Remember back to your teen years when the church youth group would take its annual float trip. There would inevitably be some unlucky pair who made the river a very dangerous place. They would fall into the water before they even had their life jackets on. They had no experience in a canoe, much less on a river. Halfway down the float they were bloodied, bruised, and hopelessly exhausted. They were discouraged, frustrated and would quit if they could find a way out. It was at that moment a youth counselor would navigate alongside and help them out of the current. In a safe place he would explain the process of steering a canoe, let them practice the strokes and might even put someone in the canoe with them for a while to guide them. He would stay close to them through the rough stretches. He essentially guided them home. That is what loving biblical counselors do.
Biblical counseling is coming alongside someone who is suffering due to sin, listening carefully in order to discern the problem, then using the Word of God to help the person change for the glory of God and the benefit of the counselee.
We should counsel members of our church who are affected by sin because restoring fallen and struggling members is consistent with Christ’s current work in His church. Ephesians 5:25-27 tells us that Christ gave himself for the church (referring to His death and resurrection) for the purpose of sanctifying and cleansing it (referring to our holiness and usefulness). The means for that cleansing is clear; we are changed by His Word. The beauty of Christ’s bride progressively develops one sanctified believer at a time. Pastors should see their role as that of a bridesmaid, assisting the bride as she prepares for her groom’s arrival.

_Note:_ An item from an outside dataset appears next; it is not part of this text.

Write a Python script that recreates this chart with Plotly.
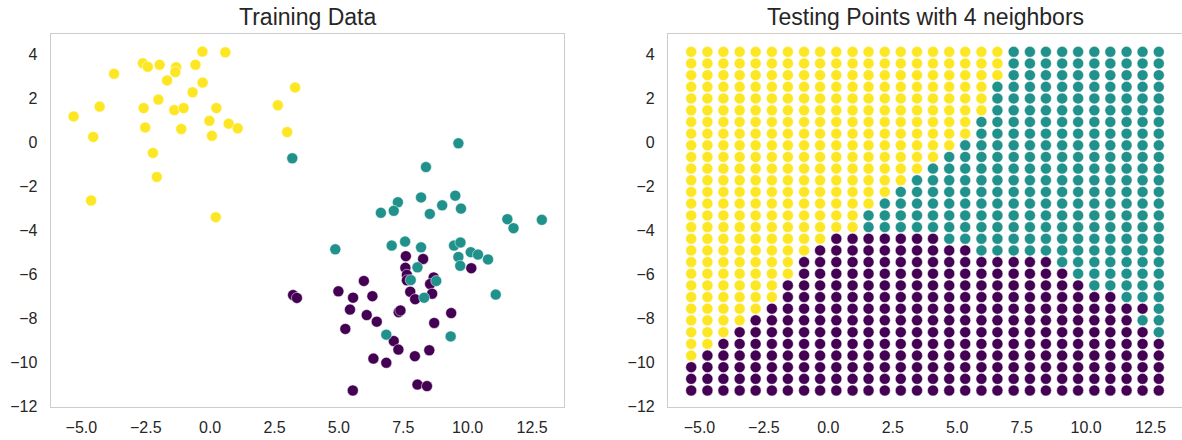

No friend of the bride would ignore the stain on her gown, or let her walk down the aisle with her hair out of place. No loving youth pastor would ignore or make fun of discouraged young people flailing on a float trip. And no biblical pastor would ignore the anxious, depressed, fearful, or afflicted in their church.
Pastors should embrace the call to biblical counseling because Christ’s goal is lasting change in a person’s life, which is only accomplished through the sufficient scriptures and results in great glory.